Prima fumata nera al conclave. Era attesa, prevista perfino dal portavoce della Sala stampa vaticana. Padre Lombardi ha anche detto che sarà un’elezione breve. Joseph Ratzinger fu eletto in un conclave «lampo»: appena quattro scrutini. Oggi sapremo se il miracolo si ripeterà oppure se i tempi saranno più lunghi. È lo scenario più probabile, a lume di senso comune. Ma in un’elezione di questo tipo il buon senso non basta a spiegare ciò che succede. E dire «conclave breve» non significa che i giochi sono già fatti, anzi.
Il candidato partito in testa è Angelo Scola. Italiano, autorevole, allievo di Benedetto XVI, gode di maggiori consensi fuori Italia che in patria, anche grazie alla vasta rete di rapporti stesa quand’era patriarca di Venezia attraverso la rivista «Oasis». I vaticanisti gli attribuiscono dai 30 ai 40 voti di partenza. Otto anni fa Ratzinger ne raccolse 47 al primo scrutinio. Nelle votazioni di questa mattina si verificherà se la sua candidatura cresce a buon ritmo, il che viene sempre interpretato come un inequivoco segnale dall’alto (così accadde a Ratzinger), oppure no. Bastano 2 o 3 scrutini per capire se il candidato partito bene ha speranze di raggiungere il quorum oppure no.
Scola è una personalità apprezzata, tuttavia negli ultimi giorni un certo numero di porporati ha fatto circolare una serie di perplessità. L’età, innanzitutto: 71 anni compiuti. Molti preferirebbero un Papa più vicino ai 65 che ai 70. Alcuni trovano ancora ostico il suo linguaggio; tuttavia la predica di domenica nella basilica romana dei Santi Apostoli era semplice e affascinante. Nelle congregazioni c’è chi non ha apprezzato il fatto che l’intervento dell’arcivescovo di Milano abbia «sforato», sia pure di poco, il limite imposto dal decano Angelo Sodano.
Ieri poi, due giornali come il Wall Street Journal e il Guardian hanno sollevato un ulteriore problema, finora rimasto sottotraccia: il legame del cardinale Scola con Comunione e liberazione. Il Wsj, in particolare, ha pubblicato un lungo reportage firmato da Stacy Meichtry e Alessandra Galloni riportando i pareri di alcuni cardinali elettori anonimi. Uno ha detto che avrebbe «sollevato il caso Cl» con i colleghi in quanto «l’arcivescovo di Milano è troppo legato alla politica». Alcuni hanno dato giudizi lusinghieri sul movimento «per aver infuso nuova vita tra i fedeli in Europa»; altri storcono il naso per i legami con la politica.
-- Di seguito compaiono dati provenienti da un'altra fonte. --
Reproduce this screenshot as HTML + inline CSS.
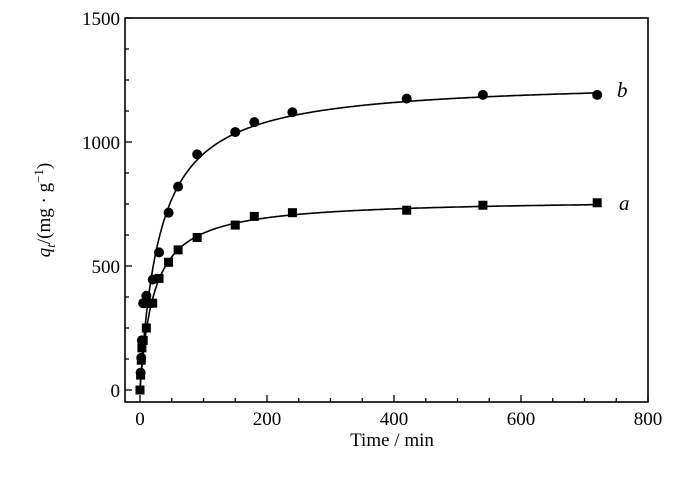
<!DOCTYPE html>
<html><head><meta charset="utf-8"><style>
body{margin:0;background:#fff}
svg{display:block;font-family:"Liberation Serif",serif}
</style></head><body>
<svg id="chart" width="700" height="481" viewBox="0 0 700 481"></svg>
<script>
const seriesBTime=[1,2,3,5,10,15,20,30,45,60,90,150,180,240,420,540,720];
const seriesBValues=[70,130,200,350,380,350,445,555,715,820,950,1040,1080,1120,1175,1190,1190];
const seriesATime=[0,1,2,3,5,10,15,20,30,45,60,90,150,180,240,420,540,720];
const seriesAValues=[0,60,120,170,200,250,350,350,450,515,565,615,665,700,715,725,745,755];
const xTicks=[0,200,400,600,800];
const yTicks=[0,500,1000,1500];
const fitB={qe:1250,kq:0.032};
const fitA={qe:770,kq:0.046};
const NS="http://www.w3.org/2000/svg";
const svg=document.getElementById('chart');
const X0=140,X1=648,Y0=390,Y1=18,BOT=402,LEFT=125;
const xs=v=>X0+(X1-X0)*v/800;
const ys=v=>Y0+(Y1-Y0)*v/1500;
function mk(t,a,p){const e=document.createElementNS(NS,t);for(const k in a)e.setAttribute(k,a[k]);(p||svg).appendChild(e);return e;}
const frame=mk('rect',{x:LEFT,y:Y1,width:X1-LEFT,height:BOT-Y1,fill:'none',stroke:'#000','stroke-width':1.6});


for(let v=0;v<=800;v+=50){const x=xs(v);const l=v%200===0?7:4;
const t=mk('line',{x1:x,x2:x,y1:BOT,y2:BOT-l,stroke:'#000','stroke-width':1.3});

}
xTicks.forEach(v=>{const t=mk('text',{x:xs(v),y:425,'text-anchor':'middle','font-size':19});t.textContent=v;

});
for(let v=0;v<=1500;v+=125){const y=ys(v);const l=v%500===0?7:4;
const t=mk('line',{x1:LEFT,x2:LEFT+l,y1:y,y2:y,stroke:'#000','stroke-width':1.3});

}
yTicks.forEach(v=>{const t=mk('text',{x:120,y:ys(v)+7,'text-anchor':'end','font-size':19});t.textContent=v;

});
const xl=mk('text',{x:392,y:446,'text-anchor':'middle','font-size':19});xl.textContent='Time / min';


const yl=mk('text',{transform:'translate(50,210) rotate(-90)','text-anchor':'middle','font-size':19});
yl.innerHTML='<tspan font-style="italic">q</tspan><tspan font-style="italic" font-size="13" dy="5">t</tspan><tspan dy="-5">/(mg · g</tspan><tspan font-size="13" dy="-7">−1</tspan><tspan dy="7">)</tspan>';


function fit(f,name){let d='';for(let t=0;t<=720;t+=1){const q=f.qe*f.kq*t/(1+f.kq*t);d+=(t?'L':'M')+xs(t).toFixed(1)+','+ys(q).toFixed(1);}
const p=mk('path',{d,fill:'none',stroke:'#000','stroke-width':1.6});

}
fit(fitA,'fit-curve-a');fit(fitB,'fit-curve-b');
seriesBTime.forEach((t,i)=>{const c=mk('circle',{cx:xs(t),cy:ys(seriesBValues[i]),r:5,fill:'#000'});

});
seriesATime.forEach((t,i)=>{const r=mk('rect',{x:xs(t)-4.5,y:ys(seriesAValues[i])-4.5,width:9,height:9,fill:'#000'});

});
const lb=mk('text',{x:617,y:97,'font-size':21,'font-style':'italic'});lb.textContent='b';


const la=mk('text',{x:619,y:210,'font-size':21,'font-style':'italic'});la.textContent='a';


</script>
</body></html>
Legami che sarebbero costati a Scola l’erosione di un certo consenso soprattutto tra i porporati italiani e curiali.
Anche l’inglese Guardian punta l’attenzione su Cl mischiando politica, giustizia e conclave in un articolo sotto il titolo «Raid antimafia nella diocesi del front-runner». I giornali sottolineano i legami tra Scola e Roberto Formigoni, amici da quand’erano ragazzi. Don Davide Milani, portavoce dell’arcivescovo di Milano, non ha rilasciato commenti ma ha rinviato a quanto il cardinale aveva dichiarato l’anno scorso: che cioè l’attenzione mediatica sulla sua amicizia con Formigoni è un tentativo di attribuirgli «due peccati originali», e che la carriera dell’ex governatore lombardo si è dipanata senza che l’arcivescovo ne fosse coinvolto.
Il voto di ieri è stato una sorta di «primarie» per individuare due candidature (verosimilmente Scola e il brasiliano Odilo Pedro Scherer) e successivamente verificare la loro tenuta. Se si arrivasse a un blocco sarà il momento degli outsider, come capitò nell’elezione di Karol Wojtyla. Per l’inatteso arcivescovo di Cracovia ci vollero otto scrutini per superare l’impasse determinata dal testa a testa tra gli italiani Siri e Benelli.
In tutto ciò, non bisogna dimenticare quanto ha ricordato ai cardinali elettori il predicatore Prosper Grech, porporato ultraottantenne. Cioè che essi devono agire per il bene della Chiesa «solum Deum prae oculis habentes», avendo davanti agli occhi soltanto Dio. Cordate, accordi, «ticket» con il segretario di Stato, dovrebbero dunque restare fuori dalla Cappella Sistina.